■ STATED GOAL: Scan the following material for the string "document" and copy each line in which it appears.

■ ENTRIES SHOWN:
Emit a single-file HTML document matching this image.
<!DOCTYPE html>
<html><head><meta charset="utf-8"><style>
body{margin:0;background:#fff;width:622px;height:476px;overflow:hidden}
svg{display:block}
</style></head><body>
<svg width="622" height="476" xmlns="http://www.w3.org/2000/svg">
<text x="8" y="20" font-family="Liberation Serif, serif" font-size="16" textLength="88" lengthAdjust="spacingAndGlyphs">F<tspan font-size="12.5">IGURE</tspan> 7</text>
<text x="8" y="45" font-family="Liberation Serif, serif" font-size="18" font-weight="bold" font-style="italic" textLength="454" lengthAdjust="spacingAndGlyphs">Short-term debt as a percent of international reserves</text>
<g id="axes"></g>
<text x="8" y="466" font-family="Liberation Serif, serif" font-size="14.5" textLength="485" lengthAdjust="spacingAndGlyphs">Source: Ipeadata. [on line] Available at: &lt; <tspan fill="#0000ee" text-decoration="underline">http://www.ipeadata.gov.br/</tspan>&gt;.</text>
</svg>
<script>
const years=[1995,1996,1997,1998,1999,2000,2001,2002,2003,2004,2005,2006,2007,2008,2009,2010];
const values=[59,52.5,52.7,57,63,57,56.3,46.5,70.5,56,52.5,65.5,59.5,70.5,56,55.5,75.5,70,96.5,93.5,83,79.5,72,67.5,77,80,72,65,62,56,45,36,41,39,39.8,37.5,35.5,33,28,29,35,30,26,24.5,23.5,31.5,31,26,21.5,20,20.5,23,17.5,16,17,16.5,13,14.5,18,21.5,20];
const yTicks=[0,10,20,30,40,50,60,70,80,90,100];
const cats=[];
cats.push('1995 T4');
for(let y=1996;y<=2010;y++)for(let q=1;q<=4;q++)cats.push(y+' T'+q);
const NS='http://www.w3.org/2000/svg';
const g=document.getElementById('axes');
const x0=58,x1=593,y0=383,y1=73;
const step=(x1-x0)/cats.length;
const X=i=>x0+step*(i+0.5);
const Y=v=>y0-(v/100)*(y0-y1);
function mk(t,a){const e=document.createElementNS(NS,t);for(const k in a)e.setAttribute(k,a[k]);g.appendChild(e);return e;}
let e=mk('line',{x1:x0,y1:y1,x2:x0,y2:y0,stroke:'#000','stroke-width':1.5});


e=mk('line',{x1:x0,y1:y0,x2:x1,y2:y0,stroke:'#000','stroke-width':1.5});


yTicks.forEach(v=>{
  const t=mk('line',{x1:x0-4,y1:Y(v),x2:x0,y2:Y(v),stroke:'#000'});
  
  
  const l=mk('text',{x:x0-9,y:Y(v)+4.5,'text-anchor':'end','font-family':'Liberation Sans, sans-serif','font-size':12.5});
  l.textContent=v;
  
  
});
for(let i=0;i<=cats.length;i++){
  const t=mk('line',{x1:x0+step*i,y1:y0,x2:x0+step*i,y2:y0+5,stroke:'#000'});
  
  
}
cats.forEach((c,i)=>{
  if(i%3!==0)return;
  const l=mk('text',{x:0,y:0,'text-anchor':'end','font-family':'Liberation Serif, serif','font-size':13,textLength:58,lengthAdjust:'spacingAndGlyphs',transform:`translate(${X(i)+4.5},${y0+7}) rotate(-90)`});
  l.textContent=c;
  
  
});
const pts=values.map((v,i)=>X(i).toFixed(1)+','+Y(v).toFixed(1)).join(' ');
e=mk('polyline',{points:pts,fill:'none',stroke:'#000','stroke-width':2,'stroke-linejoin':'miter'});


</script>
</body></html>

---

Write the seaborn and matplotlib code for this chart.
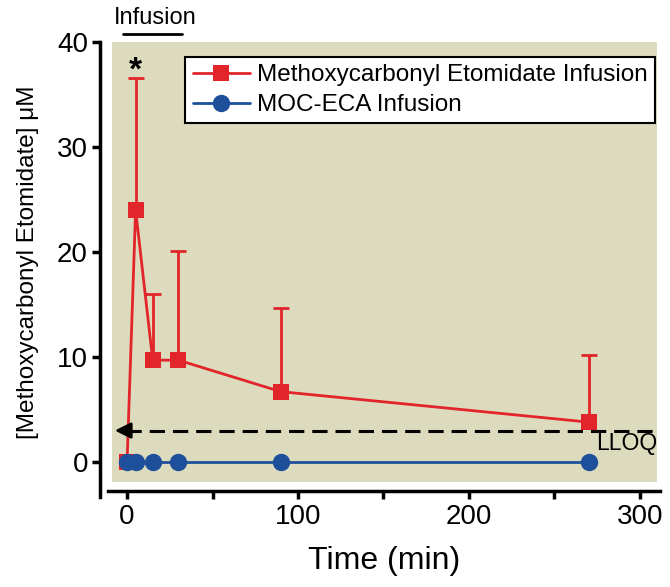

■ OUTPUT OF THE TASK:
Emit a single-file HTML document matching this image.
const g=document.getElementById('axes');
function mk(t,a){const e=document.createElementNS(NS,t);for(const k in a)e.setAttribute(k,a[k]);g.appendChild(e);return e;}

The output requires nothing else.